I think a saner policy would be to actually become the honest broker. But I mean - REALLY the honest broker, not just a friend to Israel who is trying to deal with "their (and by inference, our) enemies."

What it comes down to, I think, is pure stubbornness on the part of the US gvt (of any party) relative to the region, that says that we made our call years ago, we're not changing our mind because it would make us appear weak or not fallible, and we're just all going to have to tough it out with no real answer to anything forever.

I can't understand why the same people who rail against "foreign influence and money" in our elections turn a blind eye to the millions of dollars the Israeli lobby invests in our candidates, and how all of a sudden this becomes okay.

I don't understand when being obtuse became a virtue. probably around the same time the words "compromise" and "diplomacy" and "pragmatism" became equivalents of piss, fuck and shit.

Gino said...

I think a saner policy would be to actually become the honest broker. But I mean - REALLY the honest broker, not just a friend to Israel who is trying to deal with "their (and by inference, our) enemies."
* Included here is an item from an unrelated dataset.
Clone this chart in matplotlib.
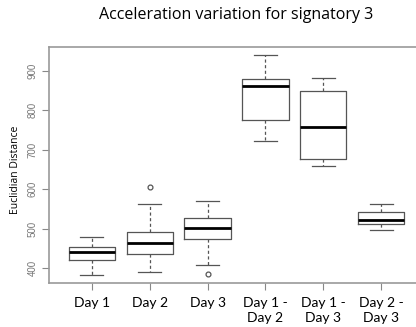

too late for that. no matter what solution we offer up, it will never be seen as legit/fair because we've acted as benefactor to one side for far too long. we pissed our credibility away.

Obama seems to be the only president in my lifetime that refuses to tilt to one side and tries to walk it down the middle.
(maybe Nixon, too, but i was too young to remember that.)

RW said...

The middle is death ground so long as the wingnuts are on the loose.

Bike Bubba said...

What is it with you guys that you cannot appreciate that 65 years of attempted genocide makes "right of return" a nonstarter there?

It doesn't mean that Israel has a blank check, or that everything they do is right. It simply means that issue #1--with no others coming remotely close in significance--for the discussion is "have the Palestinians renounced genocide as a political tool?"

That's the only even-handed policy; to stick with what's really important.

RW said...

What does "65 years of attempted genocide" mean? Do you mean the stated goal of the destruction of Israel in the founding PLO documents, or the tacit, unspoken goal being visited on Palestinians by the state of Israel over that time?

I need clarification there. Thanks.

Gino said...

"they suck more" is not a defense when you're the ones who claim to not do the things that 'they' do.